■ **Data lines**
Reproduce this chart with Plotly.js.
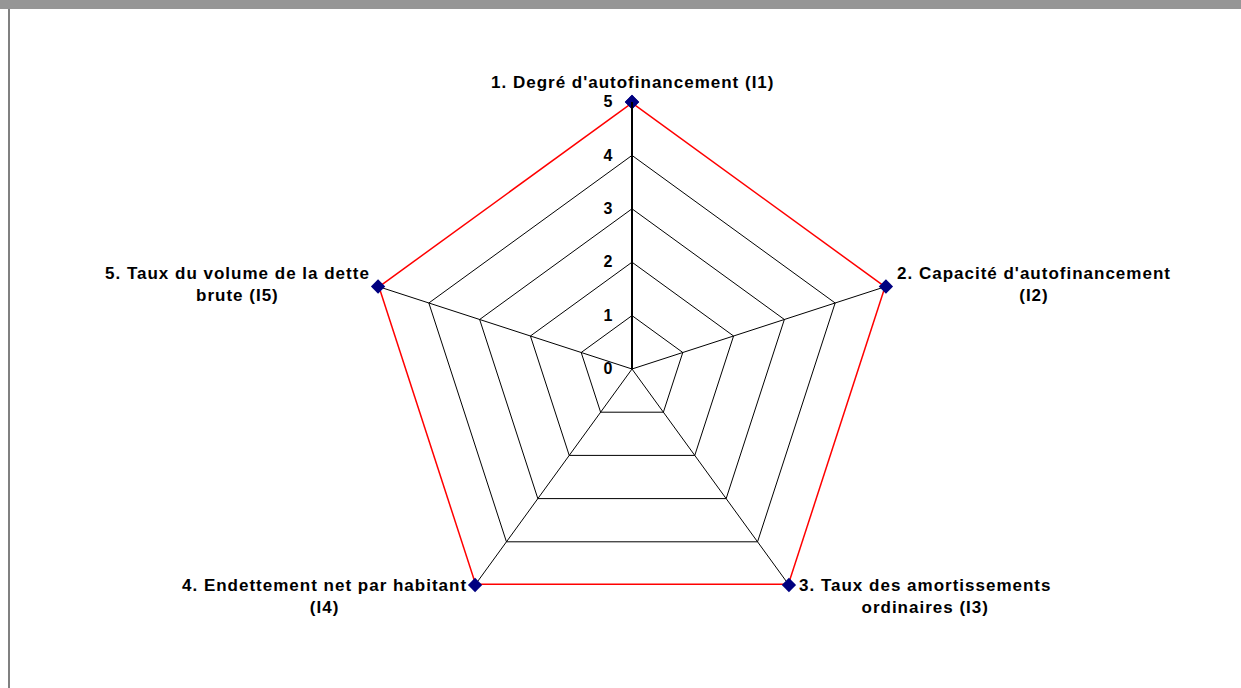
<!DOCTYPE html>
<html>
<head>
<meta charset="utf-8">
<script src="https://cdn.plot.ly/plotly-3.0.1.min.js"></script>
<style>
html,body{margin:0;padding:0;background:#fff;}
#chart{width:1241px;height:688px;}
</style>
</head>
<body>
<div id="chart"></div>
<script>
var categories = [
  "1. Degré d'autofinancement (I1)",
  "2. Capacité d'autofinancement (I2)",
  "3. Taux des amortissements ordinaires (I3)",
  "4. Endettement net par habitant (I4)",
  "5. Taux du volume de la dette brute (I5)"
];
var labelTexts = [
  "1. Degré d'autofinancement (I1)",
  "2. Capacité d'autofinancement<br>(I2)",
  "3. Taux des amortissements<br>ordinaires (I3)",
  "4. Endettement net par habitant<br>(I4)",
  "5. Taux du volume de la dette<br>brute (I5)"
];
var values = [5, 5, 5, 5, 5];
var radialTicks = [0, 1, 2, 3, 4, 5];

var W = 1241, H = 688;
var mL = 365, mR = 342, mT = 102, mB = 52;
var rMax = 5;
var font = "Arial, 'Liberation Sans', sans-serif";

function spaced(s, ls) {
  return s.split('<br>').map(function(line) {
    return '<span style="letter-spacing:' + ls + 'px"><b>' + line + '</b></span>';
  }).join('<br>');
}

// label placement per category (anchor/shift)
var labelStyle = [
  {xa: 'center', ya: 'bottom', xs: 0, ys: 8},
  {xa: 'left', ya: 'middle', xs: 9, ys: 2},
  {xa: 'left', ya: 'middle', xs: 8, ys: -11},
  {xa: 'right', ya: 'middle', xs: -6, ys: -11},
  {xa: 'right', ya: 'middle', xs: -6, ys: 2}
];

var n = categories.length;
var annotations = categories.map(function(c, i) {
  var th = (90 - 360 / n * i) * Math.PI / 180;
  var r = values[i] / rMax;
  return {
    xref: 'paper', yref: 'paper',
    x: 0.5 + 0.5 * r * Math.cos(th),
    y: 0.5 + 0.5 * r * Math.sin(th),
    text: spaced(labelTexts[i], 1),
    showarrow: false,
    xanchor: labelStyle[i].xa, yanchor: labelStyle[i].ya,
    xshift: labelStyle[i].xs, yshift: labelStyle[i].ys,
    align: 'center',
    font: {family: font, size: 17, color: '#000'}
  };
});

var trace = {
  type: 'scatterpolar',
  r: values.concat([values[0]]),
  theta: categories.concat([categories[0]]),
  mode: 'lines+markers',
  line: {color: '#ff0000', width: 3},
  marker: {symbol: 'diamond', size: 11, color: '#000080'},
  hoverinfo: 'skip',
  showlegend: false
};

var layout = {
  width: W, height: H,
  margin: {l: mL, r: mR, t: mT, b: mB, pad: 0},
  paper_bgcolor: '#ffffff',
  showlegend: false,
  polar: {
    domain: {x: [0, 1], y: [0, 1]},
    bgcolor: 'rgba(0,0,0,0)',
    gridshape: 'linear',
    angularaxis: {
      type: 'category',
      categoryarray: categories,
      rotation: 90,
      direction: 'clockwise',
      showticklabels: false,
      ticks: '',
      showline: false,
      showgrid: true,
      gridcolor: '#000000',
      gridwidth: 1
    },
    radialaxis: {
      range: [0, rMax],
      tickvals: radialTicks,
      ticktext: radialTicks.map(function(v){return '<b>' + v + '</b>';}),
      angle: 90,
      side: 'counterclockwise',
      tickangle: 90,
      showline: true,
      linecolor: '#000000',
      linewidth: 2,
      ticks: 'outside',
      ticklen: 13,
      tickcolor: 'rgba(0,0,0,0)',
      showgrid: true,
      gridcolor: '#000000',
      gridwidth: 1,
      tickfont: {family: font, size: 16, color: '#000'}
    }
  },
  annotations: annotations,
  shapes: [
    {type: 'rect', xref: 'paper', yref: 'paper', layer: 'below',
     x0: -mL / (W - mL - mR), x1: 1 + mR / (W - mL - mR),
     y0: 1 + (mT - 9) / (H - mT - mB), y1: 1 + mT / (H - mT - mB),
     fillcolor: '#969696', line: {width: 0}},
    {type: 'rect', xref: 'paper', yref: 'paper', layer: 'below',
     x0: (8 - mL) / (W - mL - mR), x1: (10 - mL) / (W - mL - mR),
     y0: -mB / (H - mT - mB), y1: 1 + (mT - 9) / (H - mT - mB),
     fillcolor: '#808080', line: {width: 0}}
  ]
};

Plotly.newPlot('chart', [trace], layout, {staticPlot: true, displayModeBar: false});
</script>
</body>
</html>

■ **What is being asked**
Return the listing above unchanged, apart from dropping its pictures.

■ **Expected answer**
Reproduce this chart with Plotly.js.
<!DOCTYPE html>
<html>
<head>
<meta charset="utf-8">
<script src="https://cdn.plot.ly/plotly-3.0.1.min.js"></script>
<style>
html,body{margin:0;padding:0;background:#fff;}
#chart{width:1241px;height:688px;}
</style>
</head>
<body>
<div id="chart"></div>
<script>
var categories = [
  "1. Degré d'autofinancement (I1)",
  "2. Capacité d'autofinancement (I2)",
  "3. Taux des amortissements ordinaires (I3)",
  "4. Endettement net par habitant (I4)",
  "5. Taux du volume de la dette brute (I5)"
];
var labelTexts = [
  "1. Degré d'autofinancement (I1)",
  "2. Capacité d'autofinancement<br>(I2)",
  "3. Taux des amortissements<br>ordinaires (I3)",
  "4. Endettement net par habitant<br>(I4)",
  "5. Taux du volume de la dette<br>brute (I5)"
];
var values = [5, 5, 5, 5, 5];
var radialTicks = [0, 1, 2, 3, 4, 5];

var W = 1241, H = 688;
var mL = 365, mR = 342, mT = 102, mB = 52;
var rMax = 5;
var font = "Arial, 'Liberation Sans', sans-serif";

function spaced(s, ls) {
  return s.split('<br>').map(function(line) {
    return '<span style="letter-spacing:' + ls + 'px"><b>' + line + '</b></span>';
  }).join('<br>');
}

// label placement per category (anchor/shift)
var labelStyle = [
  {xa: 'center', ya: 'bottom', xs: 0, ys: 8},
  {xa: 'left', ya: 'middle', xs: 9, ys: 2},
  {xa: 'left', ya: 'middle', xs: 8, ys: -11},
  {xa: 'right', ya: 'middle', xs: -6, ys: -11},
  {xa: 'right', ya: 'middle', xs: -6, ys: 2}
];

var n = categories.length;
var annotations = categories.map(function(c, i) {
  var th = (90 - 360 / n * i) * Math.PI / 180;
  var r = values[i] / rMax;
  return {
    xref: 'paper', yref: 'paper',
    x: 0.5 + 0.5 * r * Math.cos(th),
    y: 0.5 + 0.5 * r * Math.sin(th),
    text: spaced(labelTexts[i], 1),
    showarrow: false,
    xanchor: labelStyle[i].xa, yanchor: labelStyle[i].ya,
    xshift: labelStyle[i].xs, yshift: labelStyle[i].ys,
    align: 'center',
    font: {family: font, size: 17, color: '#000'}
  };
});

var trace = {
  type: 'scatterpolar',
  r: values.concat([values[0]]),
  theta: categories.concat([categories[0]]),
  mode: 'lines+markers',
  line: {color: '#ff0000', width: 3},
  marker: {symbol: 'diamond', size: 11, color: '#000080'},
  hoverinfo: 'skip',
  showlegend: false
};

var layout = {
  width: W, height: H,
  margin: {l: mL, r: mR, t: mT, b: mB, pad: 0},
  paper_bgcolor: '#ffffff',
  showlegend: false,
  polar: {
    domain: {x: [0, 1], y: [0, 1]},
    bgcolor: 'rgba(0,0,0,0)',
    gridshape: 'linear',
    angularaxis: {
      type: 'category',
      categoryarray: categories,
      rotation: 90,
      direction: 'clockwise',
      showticklabels: false,
      ticks: '',
      showline: false,
      showgrid: true,
      gridcolor: '#000000',
      gridwidth: 1
    },
    radialaxis: {
      range: [0, rMax],
      tickvals: radialTicks,
      ticktext: radialTicks.map(function(v){return '<b>' + v + '</b>';}),
      angle: 90,
      side: 'counterclockwise',
      tickangle: 90,
      showline: true,
      linecolor: '#000000',
      linewidth: 2,
      ticks: 'outside',
      ticklen: 13,
      tickcolor: 'rgba(0,0,0,0)',
      showgrid: true,
      gridcolor: '#000000',
      gridwidth: 1,
      tickfont: {family: font, size: 16, color: '#000'}
    }
  },
  annotations: annotations,
  shapes: [
    {type: 'rect', xref: 'paper', yref: 'paper', layer: 'below',
     x0: -mL / (W - mL - mR), x1: 1 + mR / (W - mL - mR),
     y0: 1 + (mT - 9) / (H - mT - mB), y1: 1 + mT / (H - mT - mB),
     fillcolor: '#969696', line: {width: 0}},
    {type: 'rect', xref: 'paper', yref: 'paper', layer: 'below',
     x0: (8 - mL) / (W - mL - mR), x1: (10 - mL) / (W - mL - mR),
     y0: -mB / (H - mT - mB), y1: 1 + (mT - 9) / (H - mT - mB),
     fillcolor: '#808080', line: {width: 0}}
  ]
};

Plotly.newPlot('chart', [trace], layout, {staticPlot: true, displayModeBar: false});
</script>
</body>
</html>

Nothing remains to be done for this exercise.